Recours contre les refus implicites du Président de la République, du Premier ministre et du ministre chargé de l'environnement de prendre toutes mesures utiles permettant d'infléchir la courbe des émissions de gaz à effet de serre produites sur le territoire national de manière à respecter les obligations consenties par la France voire à aller au-delà. 1) Commune faisant valoir, sans être sérieusement contredite, qu'elle est exposée à moyenne échéance à des risques accrus et élevés de phénomènes météorologiques et géologiques induits par le réchauffement climatique. Si ces conséquences concrètes du changement climatique ne sont susceptibles de déployer tous leurs effets sur le territoire de la commune qu'à l'horizon 2030 ou 2040, leur caractère inéluctable, en l'absence de mesures efficaces prises rapidement pour en prévenir les causes et eu égard à l'horizon d'action des politiques publiques en la matière, est de nature à justifier la nécessité d'agir sans délai à cette fin. Par suite, elle justifie d'un intérêt lui donnant qualité pour demander l'annulation des refus attaqués, la circonstance que ces effets du changement climatique sont susceptibles d'affecter les intérêts d'un nombre important de communes n'étant pas de nature à remettre en cause cet intérêt. 2) En revanche, un requérant individuel qui se borne, d'une part, à soutenir que sa résidence actuelle se trouve dans une zone susceptible d'être soumise à des inondations à l'horizon de 2040, d'autre part, à se prévaloir de sa qualité de citoyen, ne justifie pas d'un tel intérêt.





54-05-03-01 : Procédure- Incidents- Intervention- Recevabilité-

Recours contre le refus de prendre toutes mesures utiles (1) pour lutter contre les émissions de gaz à effet de serre - Intérêt à intervenir - Communes exposées à des risques - Existence.




Recours contre les refus implicites du Président de la République, du Premier ministre et du ministre chargé de l'environnement de prendre toutes mesures utiles permettant d'infléchir la courbe des émissions de gaz à effet de serre produites sur le territoire national de manière à respecter les obligations consenties par la France voire à aller au-delà. Justifient d'un intérêt à intervenir au soutien de la requête les villes de Paris et de Grenoble situées dans des zones relevant d'un indice d'exposition aux risques climatiques qualifié de très fort et faisant notamment valoir, sans être contestées, que le phénomène du réchauffement climatique va conduire à une augmentation importante des pics de chaleur constatés sur leur territoire ainsi qu'à une augmentation significative des pluies hivernales renforçant le risque de crue d'ampleur et d'inondations subséquentes.

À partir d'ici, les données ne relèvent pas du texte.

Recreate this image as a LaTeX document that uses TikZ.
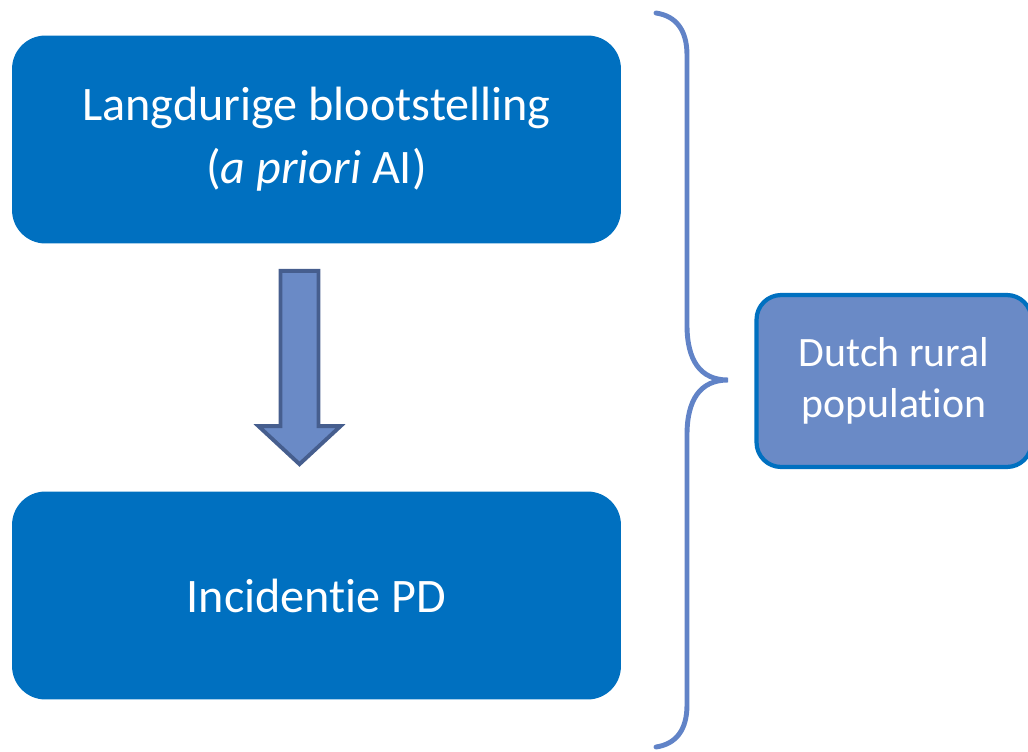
\documentclass[tikz,border=0pt]{standalone}
\usepackage{fontspec}
\setmainfont{Carlito}[Ligatures=NoCommon]
\usetikzlibrary{calc}

\definecolor{boxblue}{HTML}{0070C0}
\definecolor{softblue}{HTML}{6A8AC6}
\definecolor{darkedge}{HTML}{465E8E}
\definecolor{bracecol}{HTML}{6183C7}

\tikzset{
	mainbox/.style={fill=boxblue, rounded corners=19pt, minimum width=12.18cm, minimum height=4.16cm, text=white, align=center, font=\fontsize{27.4}{36}\selectfont},
	sidebox/.style={fill=softblue, draw=boxblue, line width=2.4pt, rounded corners=14pt, minimum width=5.5cm, minimum height=3.44cm, text=white, align=center, font=\fontsize{23.8}{29}\selectfont}
}

\begin{document}
\begin{tikzpicture}[x=0.02cm, y=-0.02cm]
	\useasboundingbox (0, 0) rectangle (1028, 751);
	
	% Blokken links
	\node[mainbox] (expo) at (316.5, 139.5) {Langdurige blootstelling\\(\textit{a priori} AI)};
	\node[mainbox] (incid) at (316.5, 595.5) {Incidentie PD};
	
	% Pijl naar beneden
	\coordinate (atop) at ($(expo.south)+(-17, 27)$);
	\coordinate (abot) at ($(incid.north)+(-17, -27)$);
	\draw[fill=softblue, draw=darkedge, line width=2.2pt, line join=miter]
		($(atop)+(-19, 0)$) -- ($(atop)+(19, 0)$) -- ($(abot)+(19, -38)$)
		-- ($(abot)+(41, -38)$) -- (abot) -- ($(abot)+(-41, -38)$)
		-- ($(abot)+(-19, -38)$) -- cycle;
	
	% Accolade
	\coordinate (tip) at (728, 380);
	\draw[bracecol, line width=2.8pt, line cap=round]
		(656, 13) .. controls (676, 16) and (687, 30) .. (687, 55)
		-- (687, 325) .. controls (687, 360) and (700, 380) .. (tip)
		.. controls (700, 380) and (687, 400) .. (687, 435)
		-- (687, 705) .. controls (687, 730) and (676, 744) .. (656, 747);
	
	% Populatie
	\node[sidebox] (pop) at (894, 381) {Dutch rural\\population};
\end{tikzpicture}
\end{document}
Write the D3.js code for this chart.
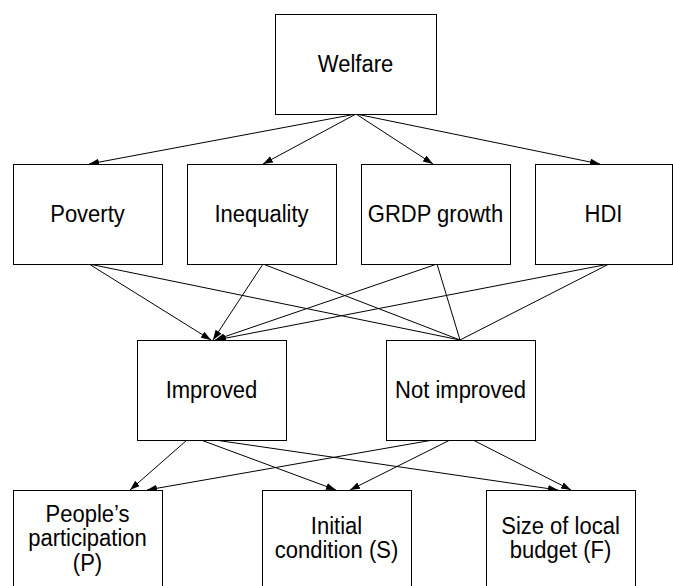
<!DOCTYPE html>
<html>
<head>
<meta charset="utf-8">
<script src="https://cdn.jsdelivr.net/npm/d3@7"></script>
<style>
  body { margin: 0; background: #fff; }
  svg { display: block; }
  text { font-family: "Liberation Sans", Arial, sans-serif; font-size: 22px; fill: #000; }
</style>
</head>
<body>
<div id="diagram"></div>
<script>
var width = 673;
var height = 586;

// diagram content
var levels = ['goal', 'indicator', 'outcome', 'factor'];
var nodeNames = ['Welfare', 'Poverty', 'Inequality', 'GRDP growth', 'HDI',
    'Improved', 'Not improved', 'People\u2019s participation (P)',
    'Initial condition (S)', 'Size of local budget (F)'];
var nodeLevels = ['goal', 'indicator', 'indicator', 'indicator', 'indicator',
    'outcome', 'outcome', 'factor', 'factor', 'factor'];
var nodeLines = [['Welfare'], ['Poverty'], ['Inequality'], ['GRDP growth'], ['HDI'],
    ['Improved'], ['Not improved'], ['People\u2019s', 'participation', '(P)'],
    ['Initial', 'condition (S)'], ['Size of local', 'budget (F)']];
var edgeFrom = ['Welfare', 'Welfare', 'Welfare', 'Welfare',
    'Poverty', 'Poverty', 'Inequality', 'Inequality',
    'GRDP growth', 'GRDP growth', 'HDI', 'HDI',
    'Improved', 'Improved', 'Improved',
    'Not improved', 'Not improved', 'Not improved'];
var edgeTo = ['Poverty', 'Inequality', 'GRDP growth', 'HDI',
    'Improved', 'Not improved', 'Improved', 'Not improved',
    'Improved', 'Not improved', 'Improved', 'Not improved',
    'People\u2019s participation (P)', 'Initial condition (S)', 'Size of local budget (F)',
    'People\u2019s participation (P)', 'Initial condition (S)', 'Size of local budget (F)'];

// layout (pixels)
var boxHeight = 100;
var levelTop = d3.scaleOrdinal().domain(levels).range([14, 164, 340, 490]);
var boxLeft = d3.scaleOrdinal().domain(nodeNames)
    .range([275, 13, 187, 361, 535, 137, 386, 13, 262, 486]);
var boxWidth = d3.scaleOrdinal().domain(nodeNames)
    .range([161, 149, 149, 149, 137, 149, 149, 149, 149, 149]);
var srcX = [356, 356, 356, 356, 89, 89, 263, 263, 437, 437, 609, 609,
    187, 201, 215, 433, 450, 473];
var dstX = [89, 263, 433, 600, 211, 460, 213, 460, 215, 460, 216, 460,
    130, 336, 558, 147, 350, 571];

var svg = d3.select('#diagram').append('svg')
    .attr('width', width)
    .attr('height', height);

svg.append('defs').append('marker')
    .attr('id', 'arrow')
    .attr('markerUnits', 'userSpaceOnUse')
    .attr('markerWidth', 11)
    .attr('markerHeight', 8)
    .attr('refX', 10)
    .attr('refY', 3.5)
    .attr('orient', 'auto')
    .append('path')
    .attr('d', 'M0,0L10,3.5L0,7Z')
    .attr('fill', '#000');

var levelOf = {};
nodeNames.forEach(function (n, i) { levelOf[n] = nodeLevels[i]; });

var edges = edgeFrom.map(function (f, i) {
    return { from: f, to: edgeTo[i], x1: srcX[i], x2: dstX[i] };
});

svg.append('g').selectAll('line')
    .data(edges)
    .enter()
    .append('line')
    .attr('x1', d => d.x1)
    .attr('y1', d => levelTop(levelOf[d.from]) + boxHeight)
    .attr('x2', d => d.x2)
    .attr('y2', d => levelTop(levelOf[d.to]))
    .attr('stroke', '#000')
    .attr('stroke-width', 1)
    .attr('marker-end', d => d.to == 'Not improved' ? null : 'url(#arrow)');

var nodes = nodeNames.map(function (n, i) {
    return { name: n, level: nodeLevels[i], lines: nodeLines[i] };
});

var nodeG = svg.append('g').selectAll('g')
    .data(nodes)
    .enter()
    .append('g');

nodeG.append('rect')
    .attr('x', d => boxLeft(d.name) + 0.5)
    .attr('y', d => levelTop(d.level) + 0.5)
    .attr('width', d => boxWidth(d.name))
    .attr('height', boxHeight)
    .attr('fill', '#fff')
    .attr('stroke', '#000')
    .attr('stroke-width', 1);

// text is a little taller than wide in the original
var lineGap = 24.5;
nodeG.each(function (d) {
    var cx = boxLeft(d.name) + boxWidth(d.name) / 2;
    var cy = levelTop(d.level) + boxHeight / 2;
    if (d.level == 'factor') cy = levelTop(d.level) + 48;
    var first = cy + 8 - (d.lines.length - 1) * lineGap / 2;
    d3.select(this).selectAll('text')
        .data(d.lines)
        .enter()
        .append('text')
        .attr('transform', (t, i) => `translate(${cx}, ${first + i * lineGap}) scale(1, 1.09)`)
        .attr('text-anchor', 'middle')
        .text(t => t);
});
</script>
</body>
</html>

(1) Cf., sur la recevabilité du recours contre le refus de prendre toute mesure de nature à permettre le respect d'une obligation incombant à l'administration, CE, 27 novembre 2019, Droits d'urgence et autres, n° 433520, T. pp. 547-884. (3) Rappr., sur l'appréciation de la légalité des refus attaqués à la date à laquelle le juge statue, CE, Assemblée, 19 juillet 2019, Association des Américains accidentels, n°s 424216 424217, p. 296.